Again, is it about time spectators had to pay to watch some of the major events in the cycling calendar? Perhaps, merely charging spectators in some of the prime locations is the way forward?
The financial future of cycling
Well, with Lance looking set to make his final professional appearance on foreign soil in the Tour Down Under next year, additional revenue off the back of his involvement is likely to quickly dwindle.
Moreover, continued bad publicity for the sport in terms of doping cases, suspensions and general mistrust doesn’t help cycling’s cause, either in terms of attracting new supporters or encouraging larger, more influential sponsors to fund some of the major teams. While the phrase, ‘No publicity is bad publicity’ springs to mind, it really does appear as though we’ll have to wait and see how the sport evolves through 2011 and beyond.
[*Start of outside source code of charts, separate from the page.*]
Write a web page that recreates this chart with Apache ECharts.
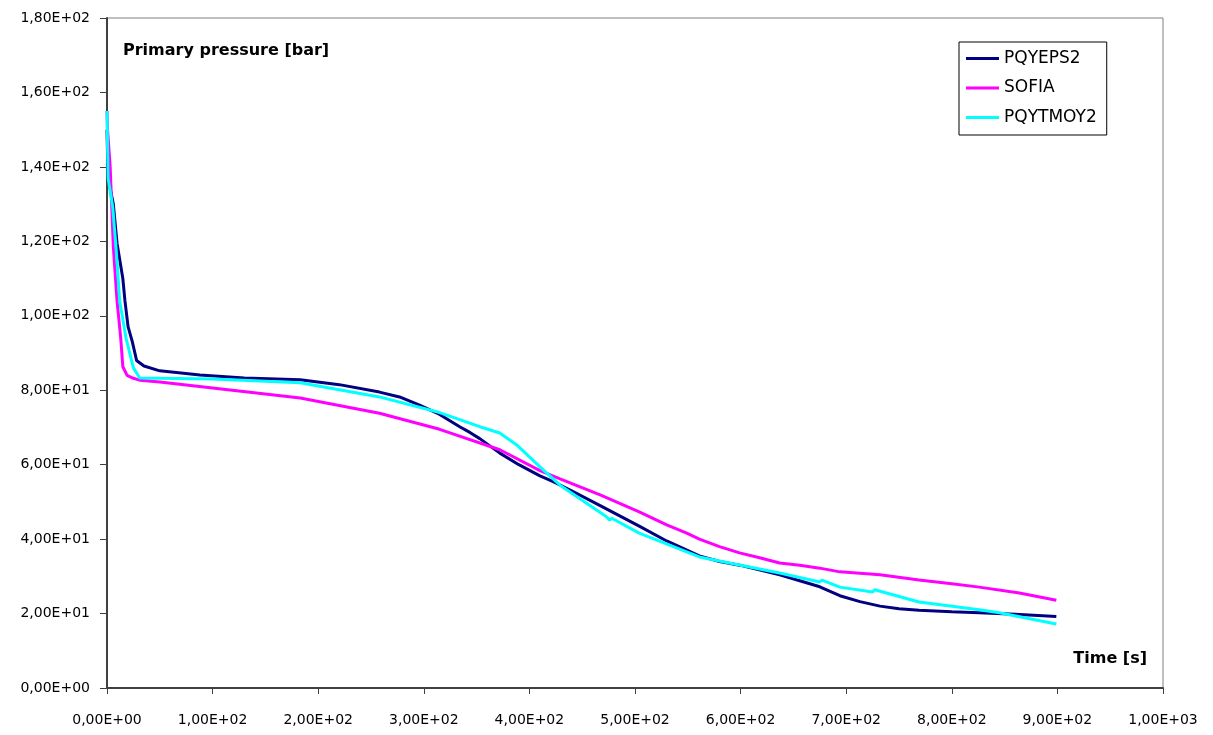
<!DOCTYPE html>
<html>
<head>
<meta charset="utf-8">
<script src="https://cdn.jsdelivr.net/npm/echarts@6/dist/echarts.min.js"></script>
<style>html,body{margin:0;padding:0;background:#fff}#c{width:1213px;height:735px}</style>
</head>
<body>
<div id="c"></div>
<script>
// ---- data ----
const seriesNames = ['PQYEPS2', 'SOFIA', 'PQYTMOY2'];

const pqyeps2Time = [0,1,6,9.5,15,17,20,24,28,35,50,88,130,183,220,258,277,296,315,334,344,353,372,390,410,422,440,467,504,530,561,580,599,637,656,675,694,713,732,750,769,800,826,860,899];
const pqyeps2Value = [150,137,130,119.5,110,104,97,93,88,86.5,85.2,84.1,83.3,82.8,81.5,79.5,78.2,76,73.5,70.2,68.6,67,63.1,60,57,55.5,53,49,43.5,39.5,35.5,34,33,30.4,28.8,27.2,24.8,23.2,22,21.3,20.9,20.5,20.2,19.8,19.2];

const sofiaTime = [0,0.5,3,6,9.5,13,15,19,25,31,50,100,183,258,315,372,410,429,467,504,530,549,561,580,599,618,637,656,675,694,732,769,800,826,864,899];
const sofiaValue = [155,150,140,118.5,104,94,86.3,84,83.2,82.7,82.2,80.6,77.9,73.8,69.5,64,58.4,56.2,51.9,47.3,43.8,41.6,40,38,36.3,35,33.6,33,32.2,31.2,30.4,29,28,27.1,25.5,23.6];

const pqytmoy2Time = [0,1,5.5,8.5,12,18,25,31,50,100,183,258,315,353,372,388,410,429,473,476,478,504,561,600,637,675,677,694,725,727,769,826,845,899];
const pqytmoy2Value = [155,137,129,118.5,104,94,86,83.3,83.2,83,82,78.2,74,70.2,68.5,65.3,59.4,54.5,46,45.1,45.6,41.6,35.2,33,30.9,28.5,29,27.1,25.8,26.4,23.1,21,20.2,17.2];

const yAxisTitle = 'Primary pressure [bar]';
const xAxisTitle = 'Time [s]';

// ---- helpers ----
function zip(t, v) { return t.map((x, i) => [x, v[i]]); }
function sci(v) {
  if (v === 0) return '0,00E+00';
  const e = Math.floor(Math.log10(Math.abs(v)) + 1e-9);
  const m = v / Math.pow(10, e);
  return m.toFixed(2).replace('.', ',') + 'E' + (e < 0 ? '-' : '+') + String(Math.abs(e)).padStart(2, '0');
}

const colors = ['#000080', '#FF00FF', '#00FFFF'];
const font = 'DejaVu Sans';

const chart = echarts.init(document.getElementById('c'), null, { renderer: 'canvas' });
chart.setOption({
  animation: false,
  backgroundColor: '#fff',
  color: colors,
  grid: { left: 107, right: 50, top: 18, bottom: 47, show: true, borderColor: '#808080', borderWidth: 1 },
  xAxis: {
    type: 'value', min: 0, max: 1000, interval: 100,
    axisLine: { show: true, onZero: false, lineStyle: { color: '#404040', width: 2 } },
    axisTick: { show: true, length: 6, lineStyle: { color: '#404040', width: 1 } },
    axisLabel: { formatter: sci, color: '#000', fontFamily: font, fontSize: 14, margin: 25 },
    splitLine: { show: false }
  },
  yAxis: {
    type: 'value', min: 0, max: 180, interval: 20,
    axisLine: { show: true, onZero: false, lineStyle: { color: '#404040', width: 2 } },
    axisTick: { show: true, length: 7, lineStyle: { color: '#404040', width: 1 } },
    axisLabel: { formatter: sci, color: '#000', fontFamily: font, fontSize: 14, margin: 17 },
    splitLine: { show: false }
  },
  legend: {
    data: seriesNames,
    orient: 'vertical',
    left: 959, top: 42,
    icon: 'rect', itemWidth: 33, itemHeight: 3, itemGap: 12.5,
    padding: [8, 10, 9, 7],
    borderColor: '#000', borderWidth: 1, borderRadius: 0,
    textStyle: { fontFamily: font, fontSize: 17, color: '#000' }
  },
  graphic: [
    { type: 'text', left: 123, top: 43, style: { text: yAxisTitle, font: 'bold 16px "DejaVu Sans"', fill: '#000' } },
    { type: 'text', right: 66, top: 651, style: { text: xAxisTitle, font: 'bold 16px "DejaVu Sans"', fill: '#000' } }
  ],
  series: [
    { name: seriesNames[0], type: 'line', showSymbol: false, data: zip(pqyeps2Time, pqyeps2Value), lineStyle: { width: 3, color: colors[0] } },
    { name: seriesNames[1], type: 'line', showSymbol: false, data: zip(sofiaTime, sofiaValue), lineStyle: { width: 3, color: colors[1] } },
    { name: seriesNames[2], type: 'line', showSymbol: false, data: zip(pqytmoy2Time, pqytmoy2Value), lineStyle: { width: 3, color: colors[2] } }
  ]
});
</script>
</body>
</html>
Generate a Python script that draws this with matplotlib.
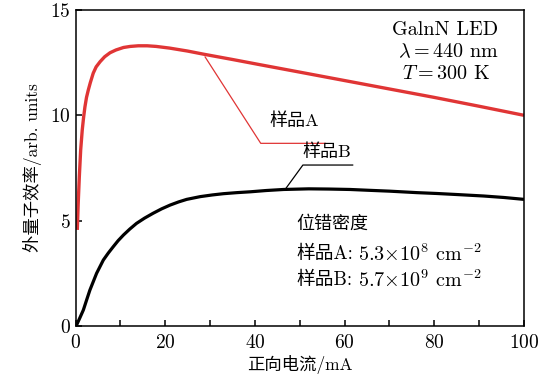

However, with all the action and excitement we’ve come to except from the sport, there’s no reason it can’t progress from strength to strength, attracting a wider audience and developing further. While doping cases are always likely to take the headlines in the off-season, let’s hope the racing will do the talking when the Tour Down Under kicks off in a couple of weeks.
We’d love to hear your comments on the topics that have been raised. Are you surprised by the costs of running a ProTour team? Do you think professional cyclists are paid enough? Discuss!